De outro ângulo

Era a praça mal falada da cidade. Gente que pisa ali não tem caráter não, ouvi dizer. Mas o objetivo era nobre, ou ao menos parecia ser. Encaramos um cadeirante, um travesti e um senhor vendendo bala – nos recepcionaram com certo receio. Há muitos comentários que os descrevem como animais, e era aquilo que realmente pareciam: animais com medo do que não se conhecia, como se estivessem acostumados a serem chutados a cada aproximação qualquer.
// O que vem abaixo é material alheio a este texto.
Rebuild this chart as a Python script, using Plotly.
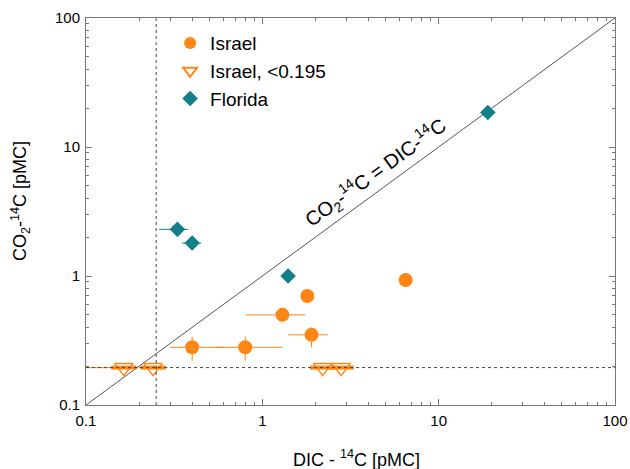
import plotly.graph_objects as go

# ---- data ----
israel_x = [0.4, 0.8, 1.3, 1.8, 1.9, 6.5]
israel_y = [0.28, 0.28, 0.5, 0.7, 0.35, 0.93]
israel_xerr_plus = [0.2, 0.5, 0.45, 0.0, 0.45, 0.0]
israel_xerr_minus = [0.1, 0.25, 0.5, 0.0, 0.5, 0.0]
israel_yerr_plus = [0.06, 0.06, 0.0, 0.0, 0.05, 0.05]
israel_yerr_minus = [0.06, 0.06, 0.0, 0.0, 0.07, 0.05]

lim_x = [0.164, 0.24, 2.2, 2.8]
lim_y = [0.195, 0.195, 0.195, 0.195]
lim_xerr_plus = [0.031, 0.05, 0.0, 0.0]
lim_xerr_minus = [0.07, 0.04, 0.0, 0.0]

florida_x = [0.33, 0.4, 1.4, 19.0]
florida_y = [2.3, 1.8, 1.0, 18.5]
florida_xerr_plus = [0.05, 0.05, 0.0, 0.0]
florida_xerr_minus = [0.07, 0.05, 0.0, 0.0]

one_to_one = [0.1, 100]
dic_limit = 0.25
co2_limit = 0.195

tick_vals = [0.1, 1, 10, 100]
tick_text = ["0.1", "1", "10", "100"]
minor_vals = [m * d for d in (0.1, 1, 10) for m in range(2, 10)]

ORANGE = "#FF8514"
TEAL = "#137F8A"
AXIS = "#777777"
FONT = "Liberation Sans, Arial, sans-serif"

fig = go.Figure()

# 1:1 line
fig.add_trace(go.Scatter(x=one_to_one, y=one_to_one, mode="lines",
                         line=dict(color="#555555", width=1), showlegend=False,
                         hoverinfo="skip"))

fig.add_trace(go.Scatter(
    x=israel_x, y=israel_y, mode="markers", name="Israel",
    marker=dict(symbol="circle", size=14, color=ORANGE),
    error_x=dict(type="data", symmetric=False, array=israel_xerr_plus,
                 arrayminus=israel_xerr_minus, color=ORANGE, thickness=1, width=0),
    error_y=dict(type="data", symmetric=False, array=israel_yerr_plus,
                 arrayminus=israel_yerr_minus, color=ORANGE, thickness=1, width=0),
))

fig.add_trace(go.Scatter(
    x=lim_x, y=lim_y, mode="markers", name="Israel, <0.195",
    marker=dict(symbol="triangle-down-open", size=16, color=ORANGE,
                line=dict(width=1.5, color=ORANGE)),
    error_x=dict(type="data", symmetric=False, array=lim_xerr_plus,
                 arrayminus=lim_xerr_minus, color=ORANGE, thickness=1, width=0),
))
fig.add_trace(go.Scatter(
    x=lim_x, y=lim_y, mode="markers", showlegend=False, hoverinfo="skip",
    marker=dict(symbol="line-ew", size=18, line=dict(width=4, color=ORANGE)),
))

fig.add_trace(go.Scatter(
    x=florida_x, y=florida_y, mode="markers", name="Florida",
    marker=dict(symbol="diamond", size=12, color=TEAL),
    error_x=dict(type="data", symmetric=False, array=florida_xerr_plus,
                 arrayminus=florida_xerr_minus, color=TEAL, thickness=1, width=0),
))

# invisible trace to carry the minor-tick axes
fig.add_trace(go.Scatter(x=one_to_one, y=one_to_one, xaxis="x2", yaxis="y2",
                         mode="lines", line=dict(width=0), opacity=0,
                         showlegend=False, hoverinfo="skip"))

# dotted limit lines
fig.add_shape(type="line", xref="x", yref="paper", x0=dic_limit, x1=dic_limit, y0=0, y1=1,
              line=dict(color="#444444", width=1, dash="dot"))
fig.add_shape(type="line", xref="paper", yref="y", x0=0, x1=1, y0=co2_limit, y1=co2_limit,
              line=dict(color="#444444", width=1, dash="dot"))

fig.add_annotation(x=0.64, y=0.806, xref="x", yref="y",
                   text="CO<sub>2</sub>-<sup>14</sup>C = DIC-<sup>14</sup>C",
                   showarrow=False, textangle=-36,
                   font=dict(family=FONT, size=20, color="black"))

# axis titles
fig.add_annotation(x=0.512, y=-0.137, xref="paper", yref="paper",
                   text="DIC - <sup>14</sup>C [pMC]", showarrow=False,
                   xanchor="center", yanchor="middle",
                   font=dict(family=FONT, size=18, color="black"))
fig.add_annotation(x=-0.125, y=0.527, xref="paper", yref="paper",
                   text="CO<sub>2</sub>-<sup>14</sup>C [pMC]", showarrow=False,
                   textangle=-90, xanchor="center", yanchor="middle",
                   font=dict(family=FONT, size=18, color="black"))

axis_common = dict(type="log", range=[-1, 2], tickvals=tick_vals, ticktext=tick_text,
                   ticks="inside", ticklen=6, tickcolor=AXIS,
                   showline=True, linecolor=AXIS, linewidth=1, mirror="ticks",
                   showgrid=False, zeroline=False, automargin=False,
                   tickfont=dict(family=FONT, size=15, color="black"))
minor_common = dict(type="log", range=[-1, 2], tickvals=minor_vals,
                    showticklabels=False, ticks="inside", ticklen=3, tickcolor=AXIS,
                    showline=True, linecolor=AXIS, linewidth=1, mirror="ticks",
                    showgrid=False, zeroline=False, automargin=False)

fig.update_layout(
    width=630, height=469,
    margin=dict(l=86, r=15, t=18, b=64),
    plot_bgcolor="white", paper_bgcolor="white",
    xaxis=dict(**axis_common, ticklabelstandoff=2),
    yaxis=dict(**axis_common, ticklabelstandoff=2),
    xaxis2=dict(**minor_common, overlaying="x", side="bottom"),
    yaxis2=dict(**minor_common, overlaying="y", side="left"),
    legend=dict(x=0.159, y=0.984, xanchor="left", yanchor="top",
                bgcolor="rgba(0,0,0,0)", itemsizing="constant",
                font=dict(family=FONT, size=19, color="black"),
                tracegroupgap=0),
    showlegend=True,
)

fig.write_html("out.html", config={"displayModeBar": False},
               post_script="document.body.style.margin='0';document.body.style.overflow='hidden';")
Uma mulher, visivelmente dopada, dissera que para falar da vida era mais fácil comprar um caderno “daqueles bem grandes” e escrever, escrever e escrever, sem parar, sem fôlego. Nosso objetivo era usar a voz, a imagem. Quando o senhor pediu para que eu sentasse ao lado. Perguntou meu nome, não disse o dele. Questionou “Por que nós? Por que não algo mais bonito? Tem tanta coisa para falar aqui na cidade”, proferiu, quase num choro.

Tinha o corpo parcialmente travado, derrame – disse. Eu tremia, claro. Era hipócrita de achar que, apesar de doentes – e o eram – eram inofensivos e que isso seria o suficiente para deixar os bens, que nem eram meus, intactos na mochila que carregava. Mas a lição fora maior. Expliquei o motivo de mostrar o outro lado da moeda, do vício, das dificuldades e talvez falar da vida. Porque ainda viveriam o suficiente para escolher o caminho da recuperação – se a força de vontade não falhasse.

Tinha um crucifixo de madeira ao pescoço, uma sacola verde com balas de banana, uva, morango e maçã verde. O olhar melancólico, a pele morena e um boné na cabeça. Aparentava ter uns 56 anos – talvez tivesse menos, não saberia dizer. Começou um discurso aonde repetia as palavras a cada frase concluída, num devaneio trancafiado na própria memória – ali, escarrado, compartilhado. Dissera que era estudado, que podia ter ido para outro caminho. O pai, tarde da noite, ainda acendia vela para escrever – isso há muito tempo. A mão suja de carvão, de tinta preta. Inebriando o futuro dele e do irmão – que não sabia onde estava.

“Você quer falar sobre nós, né? E não vai sair daqui enquanto não falar?”, abria o braço bom, mostrando os cinco moradores de rua próximos, entretidos com meu colega de grupo, tentando convencer alguma boa alma a falar – e que não cobrasse o valor de uma pedra para proferir alguma coisa. “Ana, não é? Você pode ir além disso. Observe, com calma. Olhe a sua volta. O que você vê? O que você sente? É isso que importa. O que você sente. Se quiser ficar, se aproximar, ouvir e principalmente observar, faça isso. E depois escreva tudo o que viu. É melhor que qualquer coisa que as pessoas possam falar”.

Fiquei travada. Não sabia o que pensar, saberia que em algum dia essa história derraparia novamente na lembrança e eu teria de registrá-la, talvez como forma de gratidão. Mais pessoas se aproximavam, curiosos, queriam saber o que aqueles dois faziam ali, aparentemente deslocados e sem jeito. Até que duas moças da prefeitura chegaram, convidando-os a integrar uma atividade noturna – sopão, talvez. Andando aos poucos me afastava, buscando o rumo de casa, sem um rumo certo. Ainda carregava a mochila, intacta. Sem imagens, é verdade. Mas com registros na memória. E com aquela sensação que não saberia explicar tão cedo.

Era só questão de… Olhar ao lado. E observar.